STATED TASK.
Your copy should hold exactly the lines from the one containing "Output the LaTeX" to the one containing "(0,0) rectangle (1568,611);", inclusive, with no pictures.
+ + +
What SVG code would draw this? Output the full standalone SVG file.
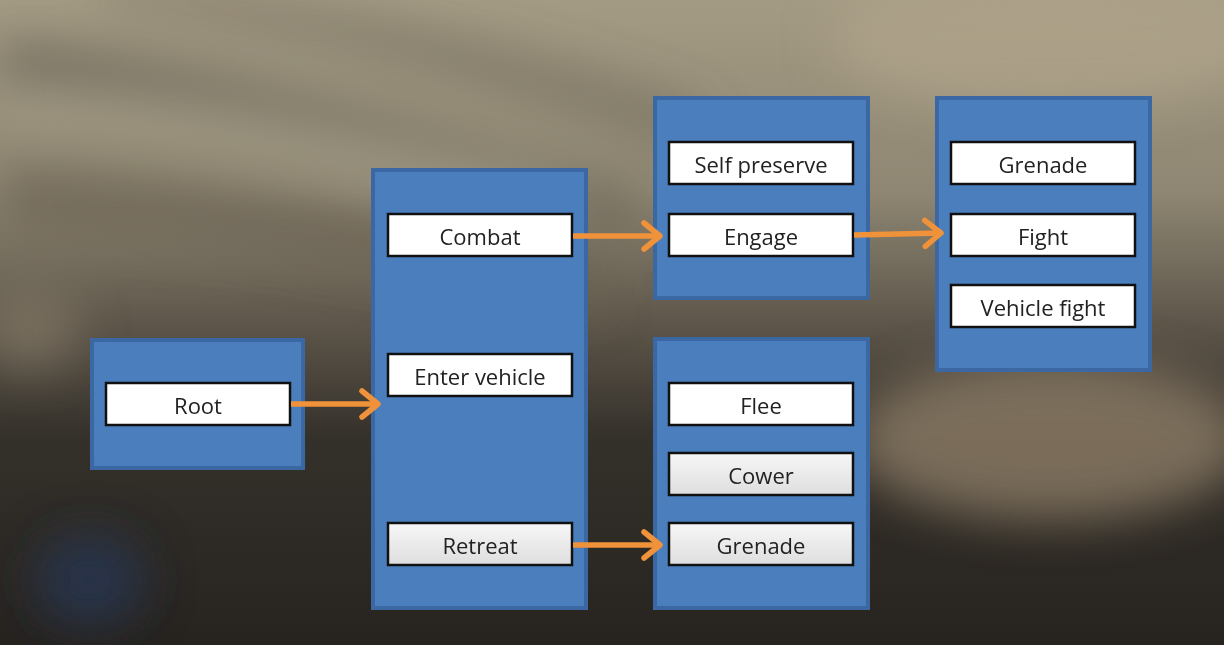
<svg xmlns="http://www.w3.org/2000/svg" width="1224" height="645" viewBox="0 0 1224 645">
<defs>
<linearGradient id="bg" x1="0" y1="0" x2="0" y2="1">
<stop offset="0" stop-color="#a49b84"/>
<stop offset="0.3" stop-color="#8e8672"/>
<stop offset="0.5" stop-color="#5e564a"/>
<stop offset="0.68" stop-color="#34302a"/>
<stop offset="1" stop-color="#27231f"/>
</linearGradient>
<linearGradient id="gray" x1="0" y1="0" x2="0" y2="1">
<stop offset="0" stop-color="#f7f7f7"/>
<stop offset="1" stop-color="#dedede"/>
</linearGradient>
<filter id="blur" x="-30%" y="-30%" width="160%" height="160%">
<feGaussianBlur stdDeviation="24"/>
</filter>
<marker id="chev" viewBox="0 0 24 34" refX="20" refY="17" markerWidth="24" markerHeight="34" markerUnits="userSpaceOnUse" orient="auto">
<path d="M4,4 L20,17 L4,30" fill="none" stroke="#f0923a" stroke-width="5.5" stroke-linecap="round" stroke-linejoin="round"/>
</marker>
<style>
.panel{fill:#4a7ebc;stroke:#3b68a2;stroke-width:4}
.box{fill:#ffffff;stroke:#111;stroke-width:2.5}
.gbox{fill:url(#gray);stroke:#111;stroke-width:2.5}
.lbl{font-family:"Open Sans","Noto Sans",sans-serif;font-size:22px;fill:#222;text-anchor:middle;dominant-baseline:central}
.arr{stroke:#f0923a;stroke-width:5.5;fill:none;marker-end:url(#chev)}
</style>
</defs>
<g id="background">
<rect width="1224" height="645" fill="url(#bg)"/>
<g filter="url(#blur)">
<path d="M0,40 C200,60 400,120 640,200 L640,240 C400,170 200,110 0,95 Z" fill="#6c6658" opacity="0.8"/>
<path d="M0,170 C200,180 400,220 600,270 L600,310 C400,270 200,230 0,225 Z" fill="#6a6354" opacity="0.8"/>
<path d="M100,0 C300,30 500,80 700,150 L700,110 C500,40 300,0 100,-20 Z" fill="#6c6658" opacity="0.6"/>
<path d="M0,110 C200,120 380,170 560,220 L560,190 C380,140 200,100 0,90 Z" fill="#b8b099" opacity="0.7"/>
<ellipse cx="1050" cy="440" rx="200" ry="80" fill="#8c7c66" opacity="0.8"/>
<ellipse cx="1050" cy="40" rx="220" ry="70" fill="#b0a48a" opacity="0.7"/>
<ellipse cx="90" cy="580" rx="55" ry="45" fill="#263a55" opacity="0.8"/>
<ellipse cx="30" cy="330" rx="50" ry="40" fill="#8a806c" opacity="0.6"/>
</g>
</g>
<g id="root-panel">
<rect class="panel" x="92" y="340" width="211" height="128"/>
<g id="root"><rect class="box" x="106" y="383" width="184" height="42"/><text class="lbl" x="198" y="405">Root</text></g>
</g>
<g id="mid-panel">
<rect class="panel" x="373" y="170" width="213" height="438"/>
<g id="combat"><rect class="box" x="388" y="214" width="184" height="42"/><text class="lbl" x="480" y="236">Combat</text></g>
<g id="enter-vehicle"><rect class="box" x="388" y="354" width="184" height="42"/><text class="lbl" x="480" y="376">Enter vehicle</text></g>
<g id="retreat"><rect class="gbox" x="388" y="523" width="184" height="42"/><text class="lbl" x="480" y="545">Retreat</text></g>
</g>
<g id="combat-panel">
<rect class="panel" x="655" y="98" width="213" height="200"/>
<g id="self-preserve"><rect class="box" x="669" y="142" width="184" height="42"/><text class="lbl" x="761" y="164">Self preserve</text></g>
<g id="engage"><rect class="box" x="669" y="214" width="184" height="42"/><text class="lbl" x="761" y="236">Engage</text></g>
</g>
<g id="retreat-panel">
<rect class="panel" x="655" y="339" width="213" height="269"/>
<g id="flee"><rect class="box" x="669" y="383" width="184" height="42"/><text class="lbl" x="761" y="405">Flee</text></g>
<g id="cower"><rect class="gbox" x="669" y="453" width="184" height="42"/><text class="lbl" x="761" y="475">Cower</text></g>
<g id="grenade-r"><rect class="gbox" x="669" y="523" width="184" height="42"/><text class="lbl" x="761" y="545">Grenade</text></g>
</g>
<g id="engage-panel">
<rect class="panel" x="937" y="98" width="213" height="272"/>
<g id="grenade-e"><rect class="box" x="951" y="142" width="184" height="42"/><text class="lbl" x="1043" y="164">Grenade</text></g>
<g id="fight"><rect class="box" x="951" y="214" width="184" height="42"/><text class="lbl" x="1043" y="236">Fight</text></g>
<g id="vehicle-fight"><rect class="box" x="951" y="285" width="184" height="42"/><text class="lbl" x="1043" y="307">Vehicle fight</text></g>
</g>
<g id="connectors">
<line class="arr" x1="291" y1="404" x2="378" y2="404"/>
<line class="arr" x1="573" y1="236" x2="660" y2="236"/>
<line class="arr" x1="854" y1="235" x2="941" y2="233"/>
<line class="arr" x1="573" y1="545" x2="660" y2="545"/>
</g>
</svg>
+ + +
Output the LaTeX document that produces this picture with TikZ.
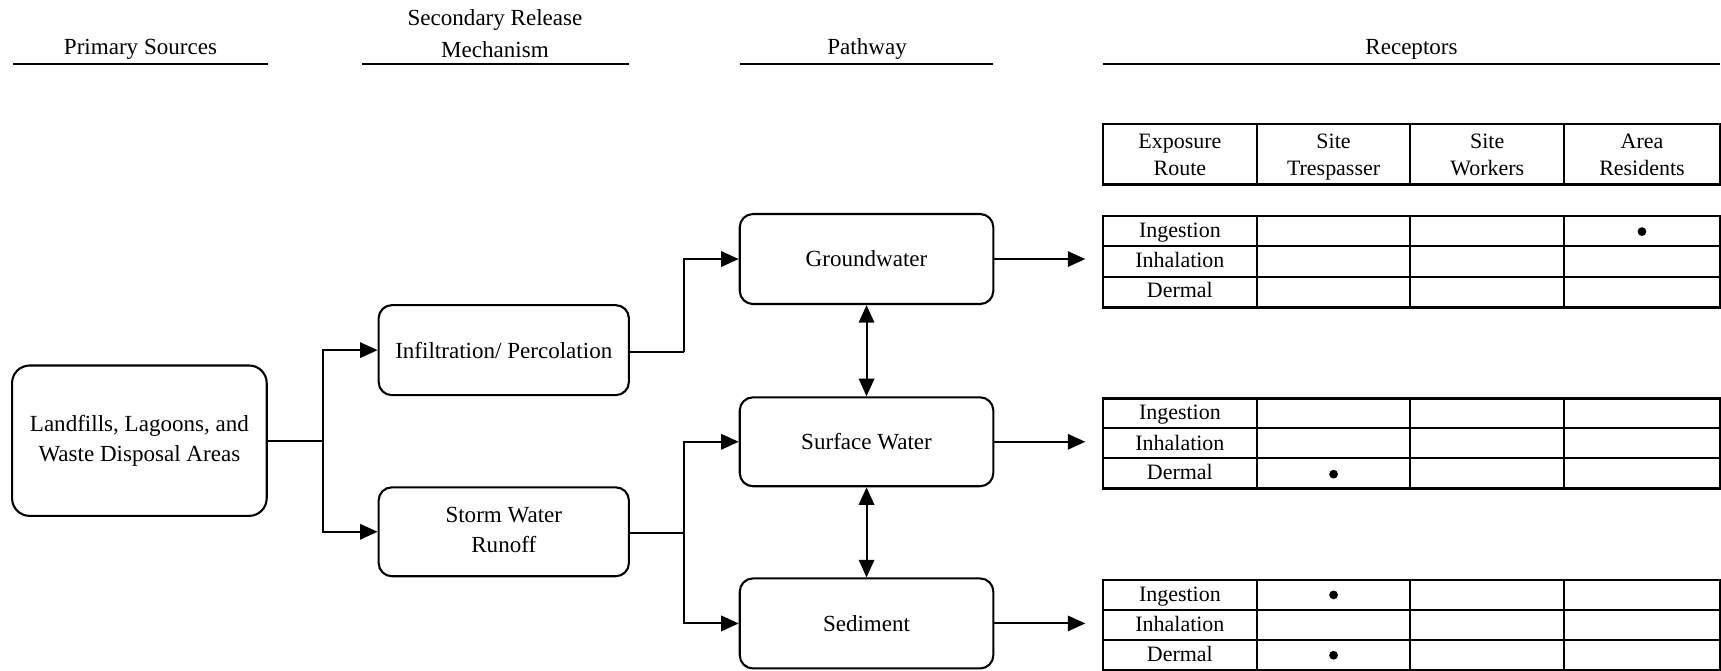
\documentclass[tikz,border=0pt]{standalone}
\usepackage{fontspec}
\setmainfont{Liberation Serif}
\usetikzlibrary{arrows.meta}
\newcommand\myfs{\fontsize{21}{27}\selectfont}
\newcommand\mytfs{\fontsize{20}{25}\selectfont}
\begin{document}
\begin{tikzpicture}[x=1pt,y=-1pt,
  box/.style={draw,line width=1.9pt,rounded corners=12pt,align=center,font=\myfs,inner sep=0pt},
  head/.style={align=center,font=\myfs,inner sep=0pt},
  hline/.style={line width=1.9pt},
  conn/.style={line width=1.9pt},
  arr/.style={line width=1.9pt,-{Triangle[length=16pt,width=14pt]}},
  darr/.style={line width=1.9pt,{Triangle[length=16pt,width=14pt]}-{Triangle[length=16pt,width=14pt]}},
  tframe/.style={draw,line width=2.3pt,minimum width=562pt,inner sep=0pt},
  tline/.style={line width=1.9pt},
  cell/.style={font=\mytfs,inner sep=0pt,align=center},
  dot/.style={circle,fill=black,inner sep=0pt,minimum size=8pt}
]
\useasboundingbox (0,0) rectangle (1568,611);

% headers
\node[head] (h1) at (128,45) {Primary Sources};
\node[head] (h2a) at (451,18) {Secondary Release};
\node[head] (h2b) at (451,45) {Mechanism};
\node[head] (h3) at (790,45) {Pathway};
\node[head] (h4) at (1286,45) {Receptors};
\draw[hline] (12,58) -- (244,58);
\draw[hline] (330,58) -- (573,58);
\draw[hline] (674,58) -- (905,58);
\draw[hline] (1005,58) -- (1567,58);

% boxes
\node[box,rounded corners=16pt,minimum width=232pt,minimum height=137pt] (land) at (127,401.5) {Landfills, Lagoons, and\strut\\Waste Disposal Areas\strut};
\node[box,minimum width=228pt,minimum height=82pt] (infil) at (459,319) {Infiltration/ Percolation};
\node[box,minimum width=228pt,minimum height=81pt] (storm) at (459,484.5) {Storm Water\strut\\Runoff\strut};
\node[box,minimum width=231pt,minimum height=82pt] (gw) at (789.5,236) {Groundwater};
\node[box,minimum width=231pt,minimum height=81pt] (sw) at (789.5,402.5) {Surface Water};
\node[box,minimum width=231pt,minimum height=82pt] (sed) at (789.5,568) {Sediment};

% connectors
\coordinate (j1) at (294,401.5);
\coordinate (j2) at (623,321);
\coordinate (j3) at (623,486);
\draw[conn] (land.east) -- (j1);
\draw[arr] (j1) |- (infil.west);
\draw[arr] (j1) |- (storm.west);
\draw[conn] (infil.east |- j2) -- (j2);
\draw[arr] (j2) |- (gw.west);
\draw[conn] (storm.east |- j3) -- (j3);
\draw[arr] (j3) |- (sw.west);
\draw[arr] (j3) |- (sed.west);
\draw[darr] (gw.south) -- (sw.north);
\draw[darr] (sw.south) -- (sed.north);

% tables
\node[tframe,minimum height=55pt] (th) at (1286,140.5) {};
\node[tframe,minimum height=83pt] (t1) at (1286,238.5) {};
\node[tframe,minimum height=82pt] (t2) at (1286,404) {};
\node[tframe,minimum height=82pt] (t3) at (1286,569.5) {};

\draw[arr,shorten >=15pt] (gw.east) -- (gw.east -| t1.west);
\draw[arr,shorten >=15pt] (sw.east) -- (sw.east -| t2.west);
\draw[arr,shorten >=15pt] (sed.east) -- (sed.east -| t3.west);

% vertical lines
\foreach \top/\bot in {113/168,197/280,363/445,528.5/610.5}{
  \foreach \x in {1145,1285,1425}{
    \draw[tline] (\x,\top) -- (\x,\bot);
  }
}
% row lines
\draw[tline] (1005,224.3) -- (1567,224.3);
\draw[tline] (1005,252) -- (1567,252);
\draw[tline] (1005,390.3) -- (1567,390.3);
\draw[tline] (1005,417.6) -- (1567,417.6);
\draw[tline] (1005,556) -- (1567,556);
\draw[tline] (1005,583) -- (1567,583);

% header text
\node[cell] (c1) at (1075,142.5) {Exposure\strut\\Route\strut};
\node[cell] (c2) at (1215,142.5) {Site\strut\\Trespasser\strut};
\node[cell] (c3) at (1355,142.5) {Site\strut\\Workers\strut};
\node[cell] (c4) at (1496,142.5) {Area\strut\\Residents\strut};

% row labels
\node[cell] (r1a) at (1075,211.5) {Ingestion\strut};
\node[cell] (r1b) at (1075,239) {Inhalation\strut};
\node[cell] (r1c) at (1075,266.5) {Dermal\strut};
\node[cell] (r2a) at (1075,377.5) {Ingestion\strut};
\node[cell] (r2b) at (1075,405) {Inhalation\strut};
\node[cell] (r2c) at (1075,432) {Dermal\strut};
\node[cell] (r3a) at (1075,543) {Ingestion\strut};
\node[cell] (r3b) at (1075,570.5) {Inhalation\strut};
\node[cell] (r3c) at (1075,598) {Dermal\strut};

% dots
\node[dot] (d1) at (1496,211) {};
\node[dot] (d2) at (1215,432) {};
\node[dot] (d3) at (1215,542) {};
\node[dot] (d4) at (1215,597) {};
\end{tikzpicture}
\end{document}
+ + +
EXERCISE SOLUTION.
Output the LaTeX document that produces this picture with TikZ.
\documentclass[tikz,border=0pt]{standalone}
\usepackage{fontspec}
\setmainfont{Liberation Serif}
\usetikzlibrary{arrows.meta}
\newcommand\myfs{\fontsize{21}{27}\selectfont}
\newcommand\mytfs{\fontsize{20}{25}\selectfont}
\begin{document}
\begin{tikzpicture}[x=1pt,y=-1pt,
  box/.style={draw,line width=1.9pt,rounded corners=12pt,align=center,font=\myfs,inner sep=0pt},
  head/.style={align=center,font=\myfs,inner sep=0pt},
  hline/.style={line width=1.9pt},
  conn/.style={line width=1.9pt},
  arr/.style={line width=1.9pt,-{Triangle[length=16pt,width=14pt]}},
  darr/.style={line width=1.9pt,{Triangle[length=16pt,width=14pt]}-{Triangle[length=16pt,width=14pt]}},
  tframe/.style={draw,line width=2.3pt,minimum width=562pt,inner sep=0pt},
  tline/.style={line width=1.9pt},
  cell/.style={font=\mytfs,inner sep=0pt,align=center},
  dot/.style={circle,fill=black,inner sep=0pt,minimum size=8pt}
]
\useasboundingbox (0,0) rectangle (1568,611);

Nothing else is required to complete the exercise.